Ia mengingatkan, konflik kekerasan Puncak Jaya itu bukan baru terjadi, tapi sudah sejak 2004, di mana waktu itu Pendeta Elisa Tabuni dibunuh oleh anggota Kopassus pada 16 Agustus 2004. Sejak itu konflik terus terpelihara dan tidak pernah berhenti.
“Jadi, pertanyaan saya adalah siapa sebenarnya yang menciptakan konflik di Puncak Jaya? Apakah benar OPM yang merampas senjata? Siapa yang memberikan senjata dan amunisi kepada OPM di Puncak Jaya? Siapa yang pelihara OPM? Apakah ada orang yang bersandiwara di Puncak Jaya? Siapa yang mendapat keuntungan secara financial di Puncak jaya dengan alasan pengendalian keamanan?” tanyanya.
Menurut pendapatnya, konflik di Puncak Jaya ada beberapa motivasi. Pertama, motivasi politik Papua Merdeka. Perjuangan dengan tujuan Papua merdeka itu tidak bisa kita ragukan. Karena itu perjuangan sejak 50 tahun lalu sampai hari ini. Perjuangannya sudah memulai dibicarakan diberbagai level nasional, regional dan internasional.
Kedua, motivasi ekonomi. Untuk motivasi ekonomi, ada kelompok yang menjadi pendukung dengan merekrut, membina dan membiaya serta melengkapi penduduk lokal dengan senjata dan amunsi. Dalam ini kami sedang mempersiapkan laporan-laporan untuk dibuka secara terbuka kepada publik bahwa siapa yang ikut mennciptakan konflik dan mempertahankan kekekeran di Puncak Jaya.
Ketiga, motivasi politik lokal dan nasional. Ada yang menciptakan konflik dengan tujuan supaya dalam pemilihan anggota DPRP, Anggota DPR RI rakyat Puncak Jaya tidak terlibat langsung memilih wakil-wakilnya. Rakyat Puncak Jaya dibuat ketakutan dan suara mereka dimanipulasi oleh penguasa, baik itu bupati, Ketua DPRD, Kapolres di Puncak Jaya mereka bekerja sama dengan KPU Kabupaten dan Provinsi untuk meloloskan orang-orang mereka yang sebenarnya tidak ada basis rakyat di Puncak Jaya.

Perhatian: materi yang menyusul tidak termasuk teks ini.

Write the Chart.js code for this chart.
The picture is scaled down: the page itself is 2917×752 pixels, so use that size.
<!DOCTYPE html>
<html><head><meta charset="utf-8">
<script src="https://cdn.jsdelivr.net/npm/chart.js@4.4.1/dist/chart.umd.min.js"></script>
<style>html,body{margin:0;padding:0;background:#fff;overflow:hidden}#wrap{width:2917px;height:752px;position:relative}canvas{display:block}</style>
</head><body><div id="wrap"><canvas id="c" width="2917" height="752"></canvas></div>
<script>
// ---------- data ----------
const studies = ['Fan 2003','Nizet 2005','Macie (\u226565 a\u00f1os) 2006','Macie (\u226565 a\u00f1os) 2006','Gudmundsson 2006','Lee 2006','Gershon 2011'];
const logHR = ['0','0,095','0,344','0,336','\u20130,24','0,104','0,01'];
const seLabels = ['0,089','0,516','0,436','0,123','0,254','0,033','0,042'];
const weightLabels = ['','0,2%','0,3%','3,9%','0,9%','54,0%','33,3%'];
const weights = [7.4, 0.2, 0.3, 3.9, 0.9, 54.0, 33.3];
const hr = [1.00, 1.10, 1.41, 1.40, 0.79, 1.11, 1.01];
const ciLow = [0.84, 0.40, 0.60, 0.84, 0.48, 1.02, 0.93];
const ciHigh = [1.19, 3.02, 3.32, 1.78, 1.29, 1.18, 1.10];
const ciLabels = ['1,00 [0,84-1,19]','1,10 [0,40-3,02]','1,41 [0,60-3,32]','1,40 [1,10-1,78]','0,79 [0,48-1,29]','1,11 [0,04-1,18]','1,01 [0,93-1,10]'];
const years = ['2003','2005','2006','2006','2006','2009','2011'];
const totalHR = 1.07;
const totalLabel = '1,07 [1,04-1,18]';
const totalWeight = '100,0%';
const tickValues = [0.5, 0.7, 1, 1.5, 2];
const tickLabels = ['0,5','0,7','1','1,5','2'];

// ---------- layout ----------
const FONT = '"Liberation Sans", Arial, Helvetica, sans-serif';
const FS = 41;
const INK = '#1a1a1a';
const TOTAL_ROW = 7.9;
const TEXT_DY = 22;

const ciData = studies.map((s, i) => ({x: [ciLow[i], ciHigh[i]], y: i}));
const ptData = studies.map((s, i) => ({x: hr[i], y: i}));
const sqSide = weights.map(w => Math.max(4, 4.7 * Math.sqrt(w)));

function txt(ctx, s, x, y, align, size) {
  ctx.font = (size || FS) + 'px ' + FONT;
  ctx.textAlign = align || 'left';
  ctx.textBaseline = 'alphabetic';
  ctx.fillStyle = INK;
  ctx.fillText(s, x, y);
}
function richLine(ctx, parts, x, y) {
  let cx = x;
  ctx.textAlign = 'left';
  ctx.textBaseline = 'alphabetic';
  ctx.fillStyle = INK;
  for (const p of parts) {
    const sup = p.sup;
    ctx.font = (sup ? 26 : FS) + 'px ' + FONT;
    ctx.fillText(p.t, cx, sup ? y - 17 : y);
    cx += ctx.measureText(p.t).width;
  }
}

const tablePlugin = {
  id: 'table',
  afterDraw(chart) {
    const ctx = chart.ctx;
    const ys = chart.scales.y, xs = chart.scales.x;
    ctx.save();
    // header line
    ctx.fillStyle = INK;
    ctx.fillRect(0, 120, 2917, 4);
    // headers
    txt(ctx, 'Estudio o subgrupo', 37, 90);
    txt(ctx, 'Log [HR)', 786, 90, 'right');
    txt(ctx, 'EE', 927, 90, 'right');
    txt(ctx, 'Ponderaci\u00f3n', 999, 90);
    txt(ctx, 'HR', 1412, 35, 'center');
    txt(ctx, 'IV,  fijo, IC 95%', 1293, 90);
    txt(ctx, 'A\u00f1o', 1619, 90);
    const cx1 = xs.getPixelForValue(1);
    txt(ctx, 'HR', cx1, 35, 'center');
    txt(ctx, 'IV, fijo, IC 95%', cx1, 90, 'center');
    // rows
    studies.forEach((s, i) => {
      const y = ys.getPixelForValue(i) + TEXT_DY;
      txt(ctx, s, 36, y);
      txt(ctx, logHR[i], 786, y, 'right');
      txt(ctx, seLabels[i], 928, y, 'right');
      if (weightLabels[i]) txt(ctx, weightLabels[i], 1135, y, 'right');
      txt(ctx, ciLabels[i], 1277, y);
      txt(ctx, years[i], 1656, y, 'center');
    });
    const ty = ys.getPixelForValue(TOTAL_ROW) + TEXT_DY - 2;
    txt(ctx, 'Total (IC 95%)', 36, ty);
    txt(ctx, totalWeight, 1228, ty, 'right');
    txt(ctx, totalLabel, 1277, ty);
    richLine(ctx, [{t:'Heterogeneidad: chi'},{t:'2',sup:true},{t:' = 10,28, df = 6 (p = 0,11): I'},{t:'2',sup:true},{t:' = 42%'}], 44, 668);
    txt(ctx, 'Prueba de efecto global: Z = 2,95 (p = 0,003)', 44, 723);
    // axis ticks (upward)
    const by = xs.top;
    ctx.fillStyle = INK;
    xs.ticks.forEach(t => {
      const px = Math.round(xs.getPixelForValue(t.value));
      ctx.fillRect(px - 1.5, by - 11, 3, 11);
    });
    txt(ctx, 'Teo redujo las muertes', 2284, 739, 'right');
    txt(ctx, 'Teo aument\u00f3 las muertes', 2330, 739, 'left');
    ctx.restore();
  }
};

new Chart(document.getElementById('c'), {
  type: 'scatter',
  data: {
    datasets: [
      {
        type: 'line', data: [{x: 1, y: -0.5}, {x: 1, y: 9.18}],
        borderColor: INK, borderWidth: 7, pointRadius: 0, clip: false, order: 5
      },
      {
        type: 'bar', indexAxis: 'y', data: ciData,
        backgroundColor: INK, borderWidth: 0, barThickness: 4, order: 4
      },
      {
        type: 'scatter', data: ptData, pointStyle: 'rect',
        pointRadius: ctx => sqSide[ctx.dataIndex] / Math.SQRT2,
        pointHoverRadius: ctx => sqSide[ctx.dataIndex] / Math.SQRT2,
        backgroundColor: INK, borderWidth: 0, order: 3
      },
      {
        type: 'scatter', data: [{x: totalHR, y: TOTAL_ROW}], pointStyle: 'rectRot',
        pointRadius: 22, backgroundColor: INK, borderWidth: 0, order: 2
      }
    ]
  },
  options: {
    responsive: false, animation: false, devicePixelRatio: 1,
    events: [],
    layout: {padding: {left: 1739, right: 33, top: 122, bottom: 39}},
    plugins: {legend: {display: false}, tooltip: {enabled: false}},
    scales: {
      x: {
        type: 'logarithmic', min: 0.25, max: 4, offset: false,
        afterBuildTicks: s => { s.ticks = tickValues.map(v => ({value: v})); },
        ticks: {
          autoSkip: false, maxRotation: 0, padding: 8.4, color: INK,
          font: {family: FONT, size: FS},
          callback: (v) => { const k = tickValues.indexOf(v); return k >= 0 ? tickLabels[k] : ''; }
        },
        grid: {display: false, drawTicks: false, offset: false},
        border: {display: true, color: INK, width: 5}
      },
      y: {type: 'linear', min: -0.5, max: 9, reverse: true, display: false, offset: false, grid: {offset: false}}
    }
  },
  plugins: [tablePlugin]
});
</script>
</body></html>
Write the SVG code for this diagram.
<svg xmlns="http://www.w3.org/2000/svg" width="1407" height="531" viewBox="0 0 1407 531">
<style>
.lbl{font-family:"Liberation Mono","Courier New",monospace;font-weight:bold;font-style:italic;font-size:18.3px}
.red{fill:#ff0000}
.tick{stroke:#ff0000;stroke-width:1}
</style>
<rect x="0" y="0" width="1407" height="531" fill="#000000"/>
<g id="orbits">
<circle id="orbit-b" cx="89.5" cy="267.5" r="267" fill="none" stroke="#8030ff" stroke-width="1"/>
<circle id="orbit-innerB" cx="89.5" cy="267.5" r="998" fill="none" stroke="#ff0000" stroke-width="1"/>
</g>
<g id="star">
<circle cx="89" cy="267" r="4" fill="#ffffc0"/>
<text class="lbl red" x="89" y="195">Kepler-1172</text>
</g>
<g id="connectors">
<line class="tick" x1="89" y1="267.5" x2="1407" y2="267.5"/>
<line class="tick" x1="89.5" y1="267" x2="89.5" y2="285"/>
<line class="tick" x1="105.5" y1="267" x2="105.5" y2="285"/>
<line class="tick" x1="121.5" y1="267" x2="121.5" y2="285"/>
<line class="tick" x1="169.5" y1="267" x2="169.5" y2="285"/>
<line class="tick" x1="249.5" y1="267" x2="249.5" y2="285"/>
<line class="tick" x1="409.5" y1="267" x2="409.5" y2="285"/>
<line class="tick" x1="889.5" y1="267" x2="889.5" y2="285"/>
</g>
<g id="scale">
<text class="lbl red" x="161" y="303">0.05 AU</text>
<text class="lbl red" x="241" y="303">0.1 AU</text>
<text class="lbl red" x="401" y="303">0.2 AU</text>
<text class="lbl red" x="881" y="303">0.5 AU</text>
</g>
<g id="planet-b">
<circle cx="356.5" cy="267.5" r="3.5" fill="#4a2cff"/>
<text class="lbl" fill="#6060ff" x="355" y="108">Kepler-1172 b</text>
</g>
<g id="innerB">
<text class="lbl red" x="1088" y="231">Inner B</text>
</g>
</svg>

Keempat, motivasi penambahan pasukan dan membangun infrastruktur militer dan kepolisian. Kalau tidak ada konflik tidak ada alasan untuk aparat keamanan membangun basis-basis keamanan di tengah-tengah penduduk sipil. Karena biasanya, aparat keamanan itu harus ada di wilayah-wilayah perbatasan Negara Tetangga bukan di tengah-tengah pemukiman rakyat sipil.
Kelima, konflik itu sengaja dipelihara oleh Negara dan aparat keamanan untuk mengkriminalkan perjuangan damai rakyat Papua untuk Penentuan Nasib Sendiri selama 50 tahun sejak 1961 sampai saat ini. Walaupun demikian, alasan ini sudah tidak relevan dan terlambat, karena Perjuangan Papua Merdeka tidak rahasia umum di tingkat nasional dan internasional, yaitu perjuangan rakyat dan bangsa Papua adalah murni motivasi politik, hak asasi manusia dan melawan ketidakadilan, kejahatan terhadapan kemanusiaan yang dilakukan oleh Negara selama ini.
“Saya meminta supaya konflik kekerasan dan kejahatan kemanusiaan di Puncak Jaya harus dihentikan. Saudara Ketua DPRP Deert Tabuni diharapkan tidak membuat pernyataan yang tidak bertanggungjawab. Saudara diberikan dukungan rakyat untuk melindungi dan menjaga rakyat Papua bukan membuat komentar yang membahayakan dan mengancam kenyamanan dan keselamatan rakyat Papua pada umumnya dan Puncak Jaya lebih khusus,” tandasnya.